Kimmel v. Jackson County
ORDER DISMISSING CASE with prejudice. Signed by District Judge Paul D. Borman. (DTof)
UNITED STATES DISTRICT COURT
EASTERN DISTRICT OF MICHIGAN
Case No. 16-11952
Paul D. Borman
United States District Judge
COUNTY OF JACKSON, JERARD
JARZYNKA, CHRISTOPHER DICKERSON,
CRAIG PAPPIN, and ANTHONY RADUAZO,
in their individual and official capacities,
ORDER OF DISMISSAL WITH PREJUDICE FOR FAILURE TO PROSECUTE
On February 17, 2017, the Court issued an Order adjourning a February 22, 2017
scheduled status conference to accommodate the Plaintiff and warning the Plaintiff that his
attendance at the rescheduled status conference on Wednesday, March 1, 2017, was
mandatory. The Court expressly warned the Plaintiff in its February 17, 2017 Order that he
“must attend” the rescheduled status conference “or face dismissal of his claims for failure
to prosecute.” ECF No. 38, Order Canceling Hearing and Rescheduling Status Conference
for Wednesday, March 1, 2017. Plaintiff failed to appear on March 1, 2017, as ordered,
without any cause or justification communicated to the Court.
Rule 41(b) authorizes the involuntary dismissal of a case for want of prosecution if
“the plaintiff fails to prosecute or to comply with [the federal rules of civil procedure] or a
court order.” Fed. R. Civ. P. 41(b). “Rule 41(b) recognizes the power of the district court
to enter a sua sponte order of dismissal.” Steward v. City of Jackson, Tenn., 8 F. App’x 294,
296 (6th Cir. 2001) (citing Link v. Wabash R.R., 370 U.S. 626, 630 (1962)). The rule
contemplates that the courts have an inherent power, “acting on their own initiative, to clear
their calendars of cases that have remained dormant because of inaction or dilatoriness of the
parties seeking relief.” Link, 370 U.S. at 630.
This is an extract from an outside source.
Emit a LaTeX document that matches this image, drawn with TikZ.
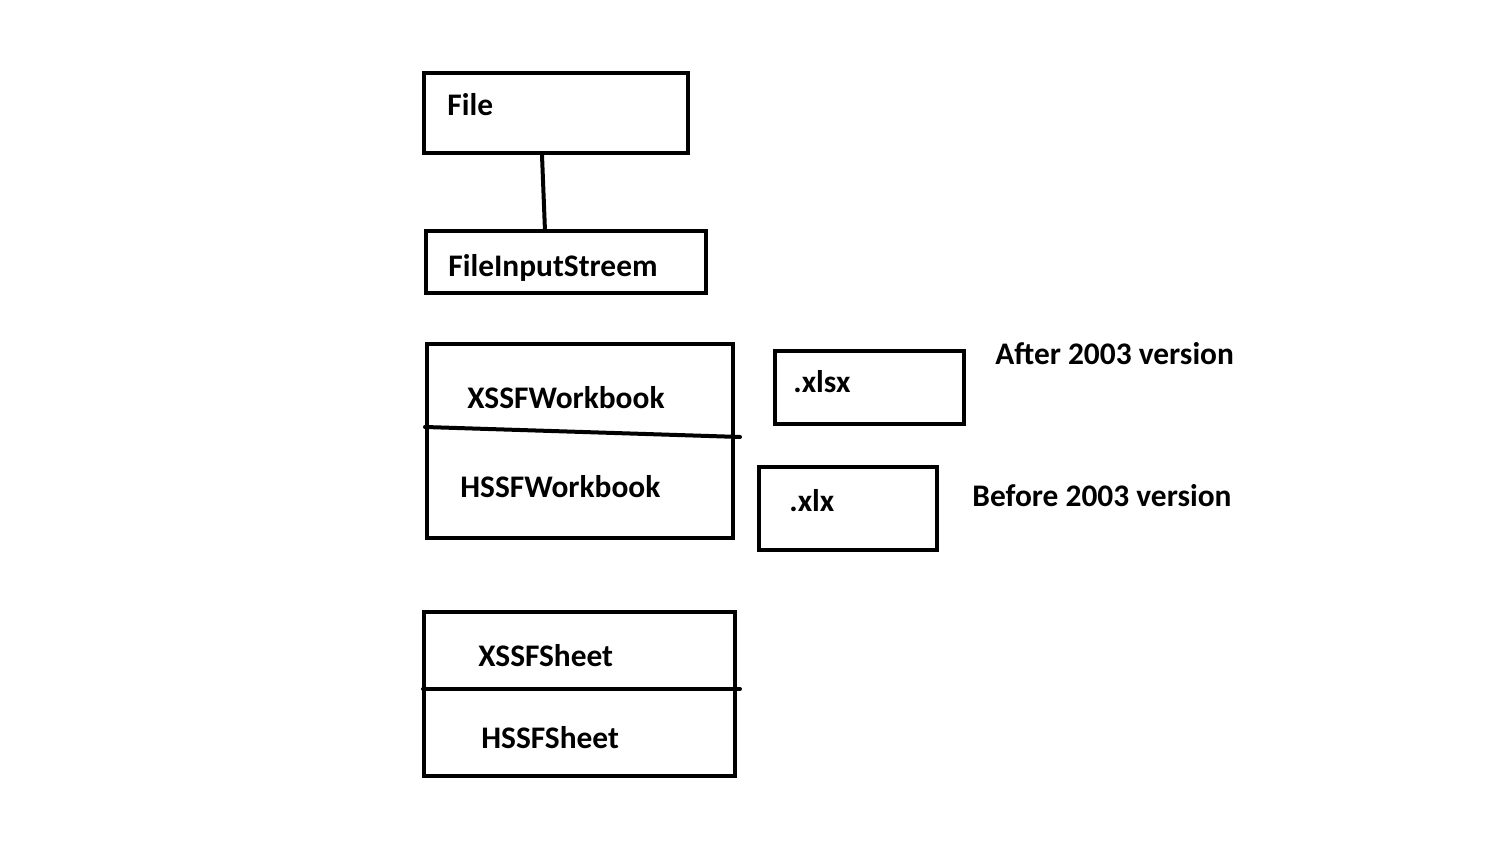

E.D. Mich. L.R. 41.2 likewise permits the court, on its own motion and after
reasonable notice or an application of a party, to enter an order dismissing a case in which
the plaintiff has taken no action for a reasonable time, absent a showing of good cause for
When contemplating dismissal of an action under Rule 41(b), a court will consider:
(1) whether the party’s failure to cooperate is due to willfulness, bad faith, or fault; (2)
whether the adversary was prejudiced by the dilatory conduct of the party; (3) whether the
dismissed party was warned that failure to cooperate could lead to dismissal; and (4) whether
less drastic sanctions were imposed or considered before dismissal was ordered. Steward,
8 F. App’x at 296. “Prior notice, or lack thereof, is the key consideration when determining
whether a district court abuses its discretion in dismissing a case for failure to comply with
a court order.” Steward, 8 F. App’x at 296 (citing Stough v. Mayville Community Schools,
138 F.3d 612, 615 (6th Cir. 1998)). The failure to comply with a “readily comprehended”
Court order “constitutes bad faith or contumacious conduct and justifies dismissal.”
Steward, 8 F. App’x at 296-97 (citing Carver v. Bunch, 946 F.2d 451, 454 (6th Cir. 1991)
and Jourdan v. Jabe, 951 F.2d 108, 110 (6th Cir. 1991)).
The Court finds that Plaintiff’s failure to attend the March 1, 2017 status conference,
having been warned of the consequences of his failure to appear, was both willful and in bad
faith. Plaintiff was warned that his failure to appear for the rescheduled status conference
on March 1, 2017, would result in dismissal of his claims for failure to prosecute. In addition
Defendants, who have been waiting months for resolution of their long-pending motions to
dismiss, have been prejudiced by Plaintiff’s conduct.
Accordingly, the Court DISMISSES Plaintiff’s Complaint WITH PREJUDICE
pursuant to Fed. R. Civ. P. 41(b) for failure to prosecute.
IT IS SO ORDERED.
s/Paul D. Borman
PAUL D. BORMAN
UNITED STATES DISTRICT JUDGE
Dated: March 2, 2017
CERTIFICATE OF SERVICE
The undersigned certifies that a copy of the foregoing order was served upon each attorney
or party of record herein by electronic means or first class U.S. mail on March 2, 2017.